WHAT TO WORK ON:
Please print exactly the lines below, from the start of the material up to and including the line with "x_all = np.arange(len(years))", but none of the pictures.

INFORMATION PROVIDED:
______________________________

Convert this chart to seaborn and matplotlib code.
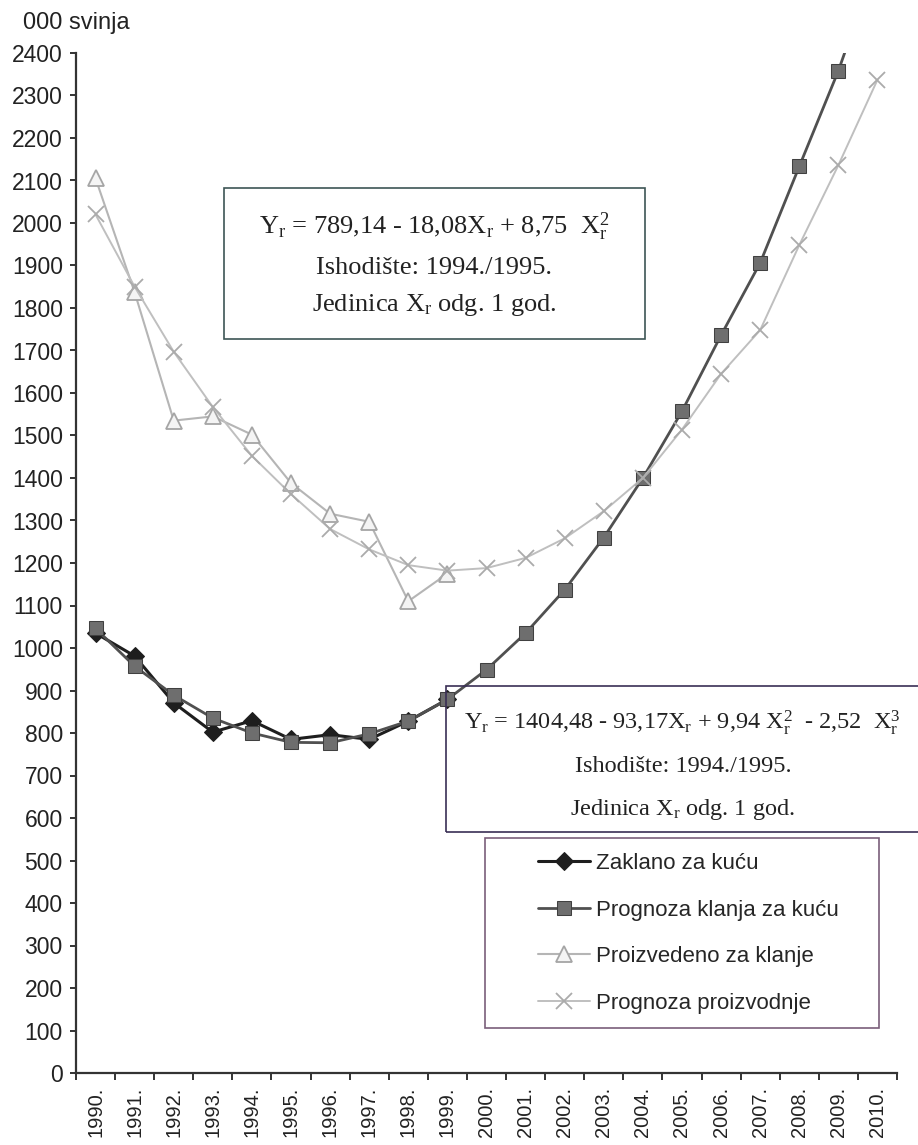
import numpy as np
import matplotlib
matplotlib.use("Agg")
import matplotlib.pyplot as plt
from matplotlib.patches import Rectangle
import seaborn as sns

years = [str(y) + "." for y in range(1990, 2011)]

zaklano = [1035, 981, 871, 802, 829, 785, 796, 785, 828, 879]
prognoza_klanja = [1046, 957, 889, 835, 800, 778, 777, 798, 828, 879, 949,
                   1035, 1137, 1260, 1400, 1557, 1736, 1906, 2133, 2358, 2620]
proizvedeno = [2105, 1837, 1535, 1545, 1502, 1388, 1316, 1297, 1110, 1175]
prognoza_proizvodnje = [2020, 1850, 1697, 1567, 1452, 1362, 1280, 1232, 1195, 1182, 1188,
                        1212, 1258, 1322, 1400, 1514, 1645, 1748, 1948, 2136, 2337]

labels = ["Zaklano za kuću", "Prognoza klanja za kuću",
          "Proizvedeno za klanje", "Prognoza proizvodnje"]

sns.set_style("ticks")
plt.rcParams["font.family"] = ["Liberation Sans", "DejaVu Sans"]

W, H = 918, 1145
fig = plt.figure(figsize=(W / 100, H / 100), dpi=100)
ax = fig.add_axes([76 / W, 1 - 1073 / H, (897 - 76) / W, (1073 - 53) / H])

x_all = np.arange(len(years))

sns.lineplot(x=x_all[:len(zaklano)], y=zaklano, ax=ax, color="#1e1e1e", linewidth=2.2,
             marker="D", markersize=9, markerfacecolor="#1e1e1e", markeredgecolor="#1e1e1e",
             label=labels[0])
sns.lineplot(x=x_all, y=prognoza_klanja, ax=ax, color="#505050", linewidth=2,
             marker="s", markersize=10, markerfacecolor="#6e6e6e", markeredgecolor="#404040",
             label=labels[1])
sns.lineplot(x=x_all[:len(proizvedeno)], y=proizvedeno, ax=ax, color="#b5b5b5", linewidth=1.5,
             marker="^", markersize=11, markerfacecolor="#f4f4f4", markeredgecolor="#a5a5a5",
             markeredgewidth=1.3, label=labels[2])
sns.lineplot(x=x_all, y=prognoza_proizvodnje, ax=ax, color="#bfbfbf", linewidth=1.4,
             marker="x", markersize=11, markeredgecolor="#ababab", markeredgewidth=1.3,
             label=labels[3])

ax.set_xlim(-0.5, len(years) - 0.5)
ax.set_ylim(0, 2400)
ax.set_yticks(np.arange(0, 2401, 100))
ax.tick_params(axis="y", labelsize=16.5, length=4.5, width=1.4, pad=5,
               color="#333333", labelcolor="#222222")

ax.set_xticks(x_all)
ax.set_xticklabels(years, rotation=90, fontsize=14.5, color="#222222")
ax.tick_params(axis="x", which="major", length=0, pad=10)
ax.set_xticks(np.arange(-0.5, len(years), 1), minor=True)
ax.tick_params(axis="x", which="minor", length=5, width=1.4, color="#333333")

sns.despine(ax=ax)
for side in ["left", "bottom"]:
    ax.spines[side].set_linewidth(1.6)
    ax.spines[side].set_color("#333333")
ax.set_xlabel("")
ax.set_ylabel("")

fig.text(23 / W, 1 - 28.5 / H, "000 svinja", fontsize=17, color="#222222",
         ha="left", va="baseline")

# equation boxes
fig.add_artist(Rectangle((224 / W, 1 - 339 / H), (645 - 224) / W, (339 - 188) / H,
                         transform=fig.transFigure, fill=False, ec="#3d5555", lw=1.2))
serif = ["Liberation Serif", "DejaVu Serif"]
fig.text(434 / W, 1 - 227 / H,
         r"$\mathregular{Y_r}$ = 789,14 - 18,08$\mathregular{X_r}$ + 8,75  $\mathregular{X_r^2}$",
         family=serif, fontsize=19, ha="center", va="center", color="#222222")
fig.text(434 / W, 1 - 268 / H, "Ishodište: 1994./1995.", family=serif, fontsize=19,
         ha="center", va="center", color="#222222")
fig.text(434 / W, 1 - 305 / H, r"Jedinica $\mathregular{X_r}$ odg. 1 god.", family=serif,
         fontsize=19, ha="center", va="center", color="#222222")

fig.add_artist(Rectangle((446 / W, 1 - 832 / H), (940 - 446) / W, (832 - 686) / H,
                         transform=fig.transFigure, fill=False, ec="#3a2f55", lw=1.2))
fig.text(682 / W, 1 - 723 / H,
         r"$\mathregular{Y_r}$ = 1404,48 - 93,17$\mathregular{X_r}$ + 9,94 $\mathregular{X_r^2}$"
         r"  - 2,52  $\mathregular{X_r^3}$",
         family=serif, fontsize=17.5, ha="center", va="center", color="#222222")
fig.text(683 / W, 1 - 767 / H, "Ishodište: 1994./1995.", family=serif, fontsize=17.5,
         ha="center", va="center", color="#222222")
fig.text(683 / W, 1 - 810 / H, r"Jedinica $\mathregular{X_r}$ odg. 1 god.", family=serif,
         fontsize=17.5, ha="center", va="center", color="#222222")

# legend
fig.add_artist(Rectangle((485 / W, 1 - 1028 / H), (879 - 485) / W, (1028 - 838) / H,
                         transform=fig.transFigure, fill=False, ec="#7a5f7a", lw=1.2))
ax.legend(frameon=False, loc="upper left", bbox_to_anchor=(538 / W, 1 - 853 / H),
          bbox_transform=fig.transFigure, fontsize=16, handlelength=2.35,
          handletextpad=0.25, labelspacing=1.15, borderpad=0, borderaxespad=0)

fig.savefig("out.png", dpi=100, facecolor="white")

______________________________

TASK SOLUTION:
Convert this chart to seaborn and matplotlib code.
import numpy as np
import matplotlib
matplotlib.use("Agg")
import matplotlib.pyplot as plt
from matplotlib.patches import Rectangle
import seaborn as sns

years = [str(y) + "." for y in range(1990, 2011)]

zaklano = [1035, 981, 871, 802, 829, 785, 796, 785, 828, 879]
prognoza_klanja = [1046, 957, 889, 835, 800, 778, 777, 798, 828, 879, 949,
                   1035, 1137, 1260, 1400, 1557, 1736, 1906, 2133, 2358, 2620]
proizvedeno = [2105, 1837, 1535, 1545, 1502, 1388, 1316, 1297, 1110, 1175]
prognoza_proizvodnje = [2020, 1850, 1697, 1567, 1452, 1362, 1280, 1232, 1195, 1182, 1188,
                        1212, 1258, 1322, 1400, 1514, 1645, 1748, 1948, 2136, 2337]

labels = ["Zaklano za kuću", "Prognoza klanja za kuću",
          "Proizvedeno za klanje", "Prognoza proizvodnje"]

sns.set_style("ticks")
plt.rcParams["font.family"] = ["Liberation Sans", "DejaVu Sans"]

W, H = 918, 1145
fig = plt.figure(figsize=(W / 100, H / 100), dpi=100)
ax = fig.add_axes([76 / W, 1 - 1073 / H, (897 - 76) / W, (1073 - 53) / H])

x_all = np.arange(len(years))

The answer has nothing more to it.